Lorsqu’elle quitte Jean-Guy Tremblay, la grossesse de Chantale Daigle est déjà passablement avancée (17 semaines). Elle doit être référée à Sherbrooke, où se trouve alors le seul Hôpital à offrir des avortements tardifs. Durant les années 1980, l’accès aux avortements au-delà de 12 semaines de grossesse se raréfie au Québec, avec une quasi-disparition des services pour les interventions de plus de 16 semaines. À cause des injonctions et des délais judiciaires, Chantale Daigle dépasse le cap des 20 semaines de grossesse : l’avortement au Québec n’est alors plus possible. Daigle contacte des militantes féministes qui organiseront son avortement illégal dans une clinique de Boston. (épisodes 5 et 6) La mise à l’écran de ce voyage aux États-Unis suit scrupuleusement le récit qu’en fait Louise Desmarais. (La bataille de l’avortement, 2016)

Cependant, un point faible de la série demeure la manière dont la mobilisation féministe entourant l’affaire Daigle est dépeinte. En effet, on comprend mal qui sont les féministes qui organisent la lutte et quel est l’objectif de cette lutte. Si les noms de certaines organisations sont mentionnés – la Coalition québécoise pour le droit à l’avortement libre et gratuit (cqdalg) et le Centre de santé des femmes de Montréal (csfm) – leur rôle n’est pas défini. C’est alors la cqdalg, dont la porte-parole est Andrée Côté, qui appelle les militantes de la province à participer à une cellule de crise dont l’objectif est de mobiliser les Québécoises lors d’une grande manifestation à Montréal – montré dans la série, mais de manière désincarnée. Elles signent également un manifeste et réagissent en conférence de presse aux procès. La série donne toutefois l’impression que les féministes agissent en vase clos, que leurs actions sont complètement dissociées des procès. Le « commando » qui emmènera Daigle à Boston est organisé par des travailleuses du csfm – qui a un historique de pratique d’avortements illégaux et de référence aux cliniques américaines. La série ne permet toutefois pas de saisir ces racines, ni pourquoi ce sont ces militantes qui organisent l’avortement de Daigle. Bref, la série s’inscrit dans un courant historiographique qui a tendance à dissocier l’histoire des mobilisations féministes pour l’avortement (souvent invisibilisées) des luttes judiciaires.

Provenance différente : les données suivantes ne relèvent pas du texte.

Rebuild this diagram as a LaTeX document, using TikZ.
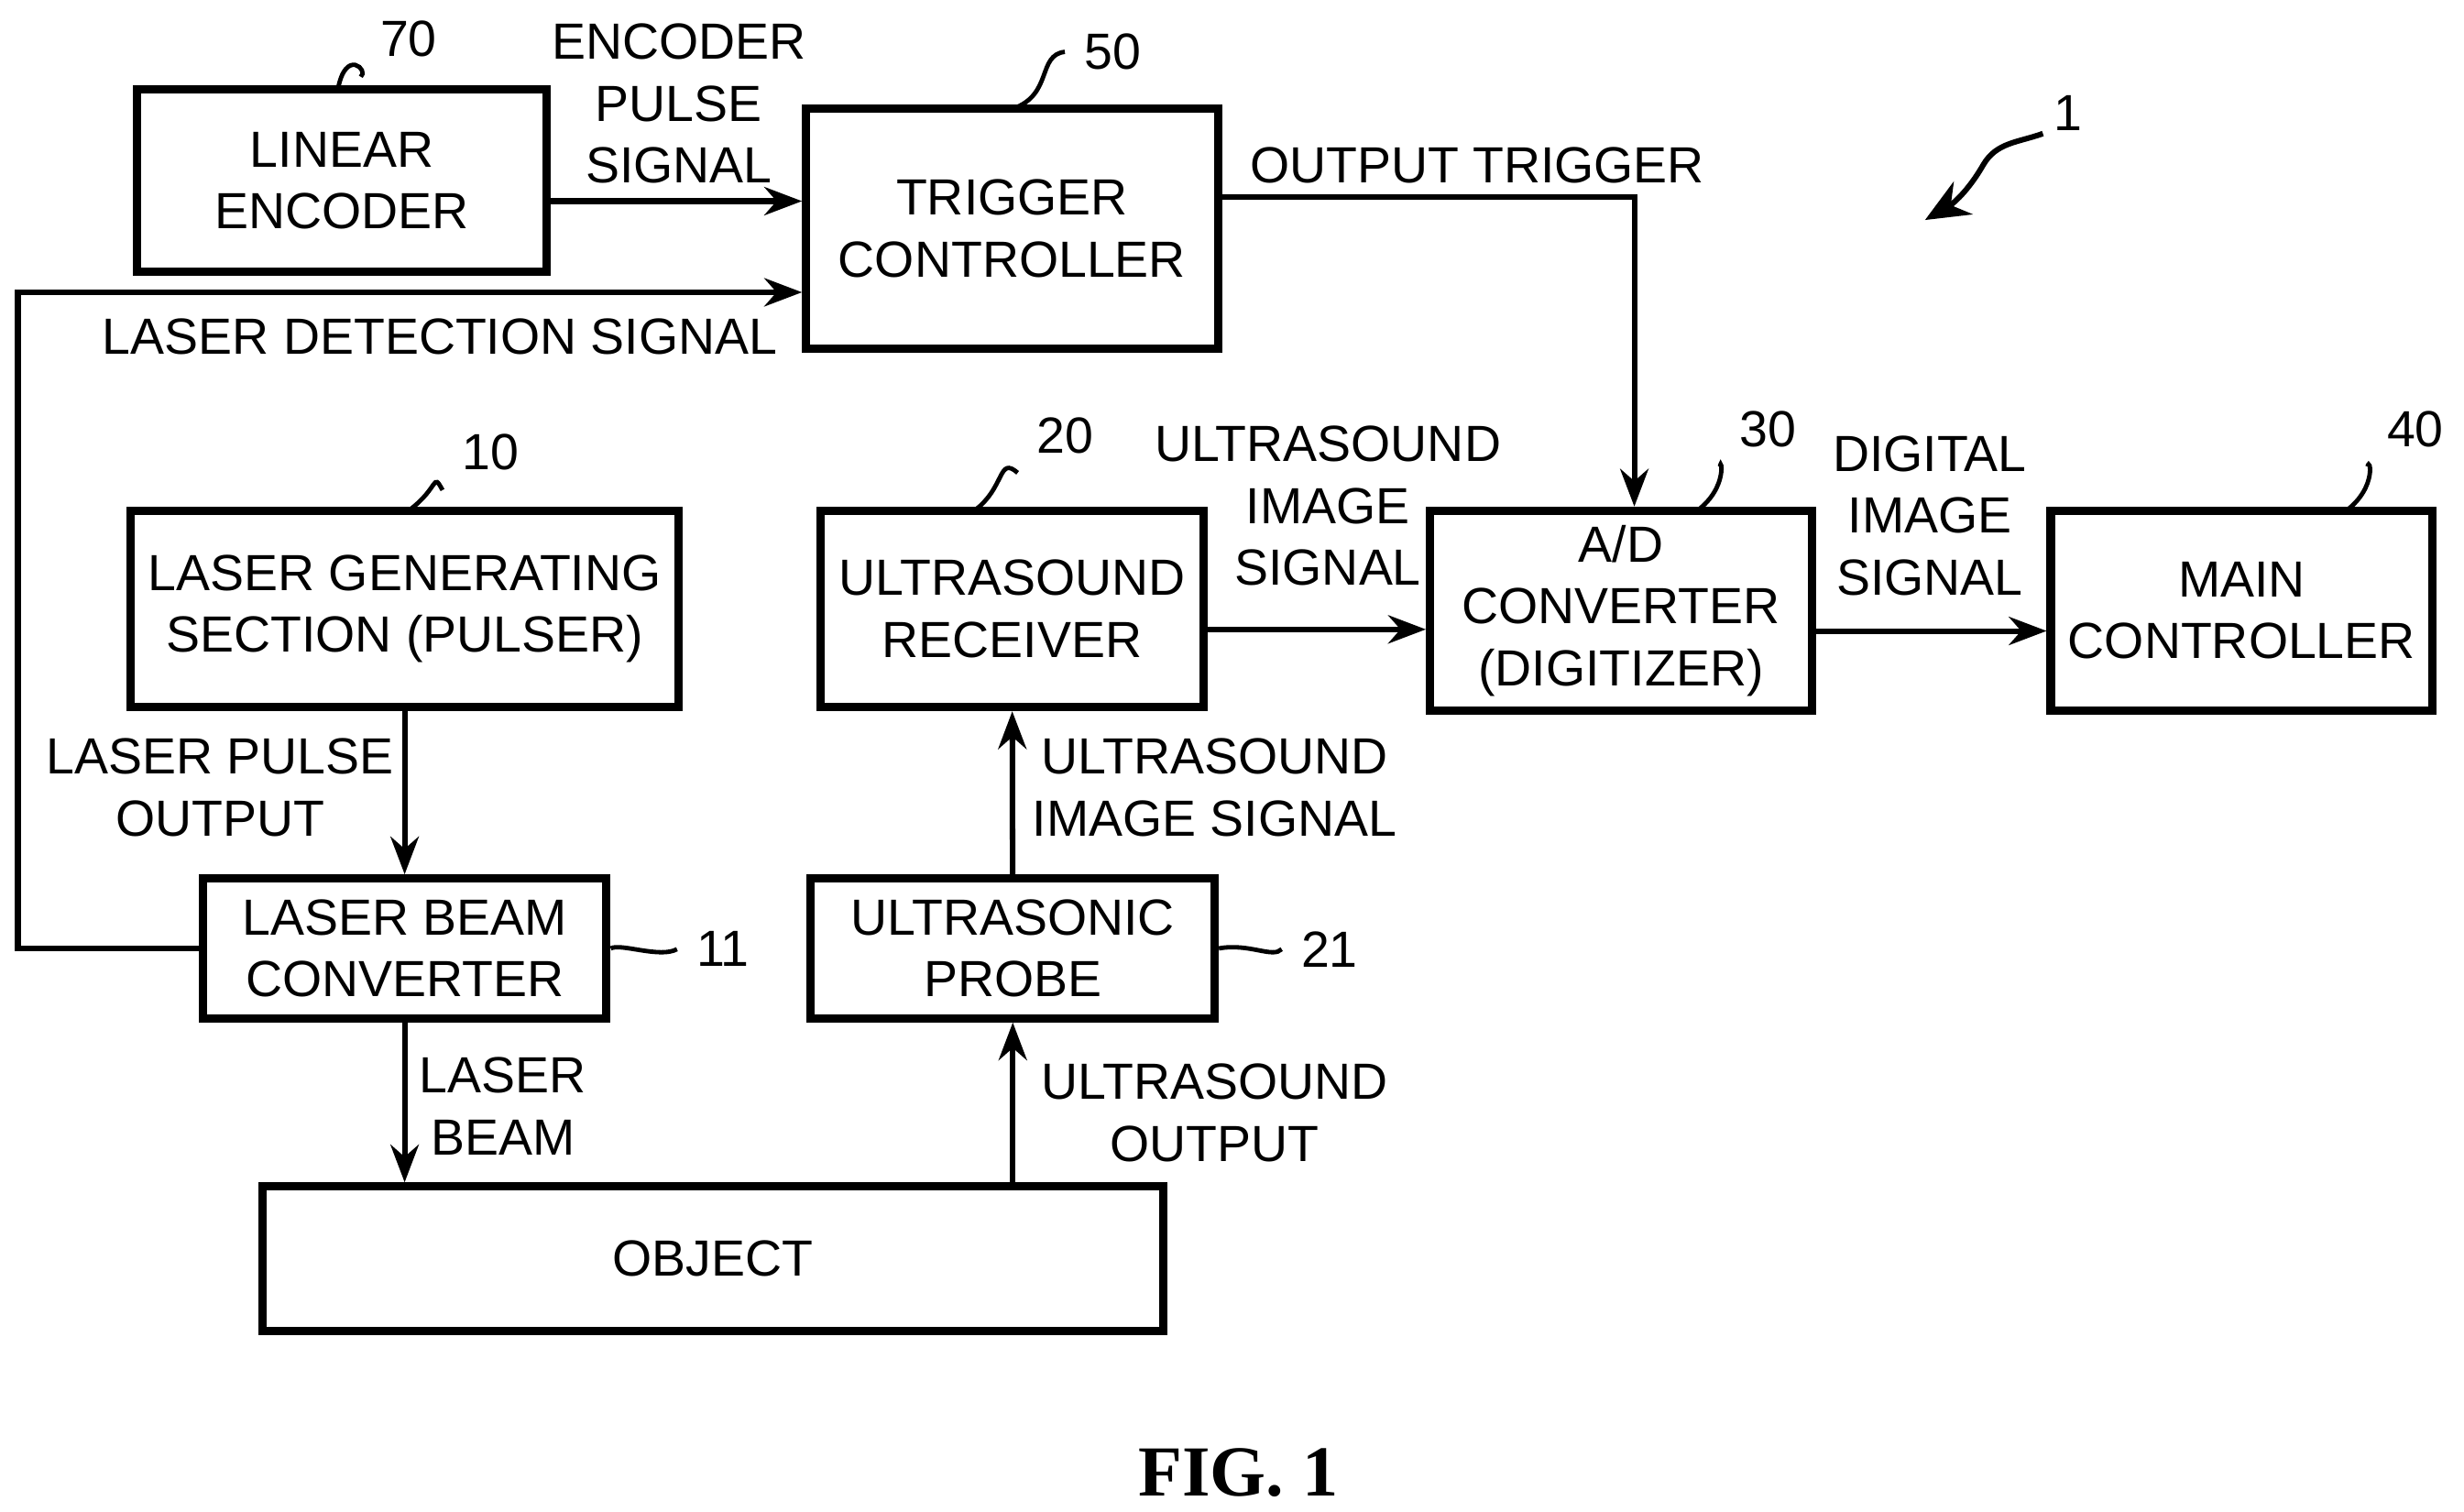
\documentclass[tikz,border=0pt]{standalone}
\usepackage{fontspec}
\setmainfont{Liberation Sans}
\usetikzlibrary{arrows.meta,positioning,calc}

\begin{document}
\begin{tikzpicture}[
  box/.style={draw,line width=1.5pt,rectangle,align=center,inner sep=0pt},
  sig/.style={line width=1pt,-{Stealth[length=2.4mm,width=1.8mm]}},
  lbl/.style={align=center,inner sep=0pt},
  lead/.style={line width=0.8pt},
  every node/.style={font=\fontsize{9.2}{11.2}\selectfont}
]
\useasboundingbox (0,0) rectangle (15.68,-9.62);

% Blocks
\node[box,minimum width=2.61cm,minimum height=1.16cm] (enc) at (2.175,-1.15) {LINEAR\\ENCODER};
\node[box,minimum width=2.62cm,minimum height=1.53cm] (trig) at (6.44,-1.455) {TRIGGER\\CONTROLLER};
\node[box,minimum width=3.49cm,minimum height=1.25cm] (lgen) at (2.575,-3.875) {LASER GENERATING\\SECTION (PULSER)};
\node[box,minimum width=2.44cm,minimum height=1.25cm] (urec) at (6.44,-3.875) {ULTRASOUND\\RECEIVER};
\node[box,minimum width=2.43cm,minimum height=1.27cm] (ad) at (10.315,-3.885) {A/D\\CONVERTER\\(DIGITIZER)};
\node[box,minimum width=2.43cm,minimum height=1.27cm] (main) at (14.265,-3.885) {MAIN\\CONTROLLER};
\node[box,minimum width=2.57cm,minimum height=0.89cm] (lbc) at (2.575,-6.035) {LASER BEAM\\CONVERTER};
\node[box,minimum width=2.57cm,minimum height=0.89cm] (probe) at (6.445,-6.035) {ULTRASONIC\\PROBE};
\node[box,minimum width=5.73cm,minimum height=0.92cm] (obj) at (4.535,-8.01) {OBJECT};

% Signals
\draw[sig] ([yshift=-0.13cm]enc.east) -- ([yshift=-0.13cm]enc.east -| trig.west);
\node[lbl] (encsig) at (4.32,-0.66) {ENCODER\\PULSE\\SIGNAL};
\draw[sig] (lbc.west) -- ++(-1.15,0) |- ([yshift=-0.405cm]trig.west);
\node[lbl] (detsig) at (2.8,-2.14) {LASER DETECTION SIGNAL};
\draw[sig] ([yshift=0.2cm]trig.east) -| ([xshift=0.085cm]ad.north);
\node[lbl] (outtrig) at (9.4,-1.05) {OUTPUT TRIGGER};
\draw[sig] (lgen) -- (lbc);
\node[lbl] (lpo) at (1.4,-5.01) {LASER PULSE\\OUTPUT};
\draw[sig] (lbc.south) -- (lbc.south |- obj.north);
\node[lbl] (lbeam) at (3.2,-7.04) {LASER\\BEAM};
\draw[sig] (obj.north -| probe.south) -- (probe.south);
\node[lbl] (uout) at (7.73,-7.08) {ULTRASOUND\\OUTPUT};
\draw[sig] (probe) -- (urec);
\node[lbl] (uimg) at (7.73,-5.01) {ULTRASOUND\\IMAGE SIGNAL};
\draw[sig] ([yshift=-0.13cm]urec.east) -- ([yshift=-0.13cm]urec.east -| ad.west);
\node[lbl] (uimg2) at (8.45,-3.22) {ULTRASOUND\\IMAGE\\SIGNAL};
\draw[sig] ([yshift=-0.13cm]ad.east) -- ([yshift=-0.13cm]ad.east -| main.west);
\node[lbl] (dimg) at (12.28,-3.28) {DIGITAL\\IMAGE\\SIGNAL};

% Reference numerals
\node (n70) at (2.6,-0.25) {70};
\draw[lead] (2.15,-0.57) .. controls (2.2,-0.3) and (2.35,-0.45) .. (n70.south west);
\node (n50) at (7.08,-0.33) {50};
\draw[lead] (6.45,-0.69) .. controls (6.7,-0.6) and (6.6,-0.35) .. (n50.west);
\node (n10) at (3.12,-2.88) {10};
\draw[lead] (2.6,-3.25) .. controls (2.8,-3.1) and (2.75,-3.0) .. (n10.south west);
\node (n20) at (6.78,-2.77) {20};
\draw[lead] (6.2,-3.25) .. controls (6.4,-3.1) and (6.35,-2.9) .. (n20.south west);
\node (n30) at (11.25,-2.73) {30};
\draw[lead] (10.8,-3.25) .. controls (11.0,-3.1) and (10.95,-2.9) .. (n30.south west);
\node (n40) at (15.37,-2.73) {40};
\draw[lead] (14.93,-3.25) .. controls (15.13,-3.1) and (15.08,-2.9) .. (n40.south west);
\node (n11) at (4.6,-6.04) {11};
\draw[lead] (lbc.east) .. controls (3.95,-6.0) and (4.2,-6.1) .. (n11.west);
\node (n21) at (8.46,-6.04) {21};
\draw[lead] (probe.east) .. controls (7.95,-6.0) and (8.1,-6.1) .. (n21.west);
\node (n1) at (13.16,-0.72) {1};
\draw[line width=1pt,-{Stealth[length=2.8mm,width=2.4mm]}] (13.0,-0.85) to[out=200,in=60] (12.62,-1.05) to[out=240,in=30] (12.25,-1.4);

\node[font=\fontspec{Liberation Serif}\bfseries\fontsize{13}{15}\selectfont] (fig) at (7.88,-9.37) {FIG. 1};
\end{tikzpicture}
\end{document}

La série restitue toutefois très bien les plaidoyers avancés par les avocats de Tremblay et montre l’importance du mouvement anti-choix dans cette cause. On comprend que Tremblay est instrumentalisé par ce mouvement, dont l’objectif est la recriminalisation de l’avortement en s’appuyant sur des tentatives semblables de faire valoir la personnalité juridique du fœtus aux États-Unis et en Ontario (avec le procès de Barbara Dodd). Bien que ce ne soit pas abordé par la série, cette offensive anti-choix s’inscrit aussi dans la continuité de poursuites intentées contre des médecins et des clsc en 1986 – dont l’une ayant pour tête d’affiche le boxeur Reggie Chartrand.

Enfin, Désobéir : le choix de Chantale Daigle est une excellente série dont le propos historique est bien servi par une mise en récit féministe. Elle s’adresse aux amateurs de causes judiciaires, mais présente quand même plusieurs acteurs sociopolitiques – les groupes féministes et anti-choix, notamment – bien qu’elle ne permette pas de saisir dans toute leur complexité les dynamiques sociohistoriques qui sous-tendent ces procès.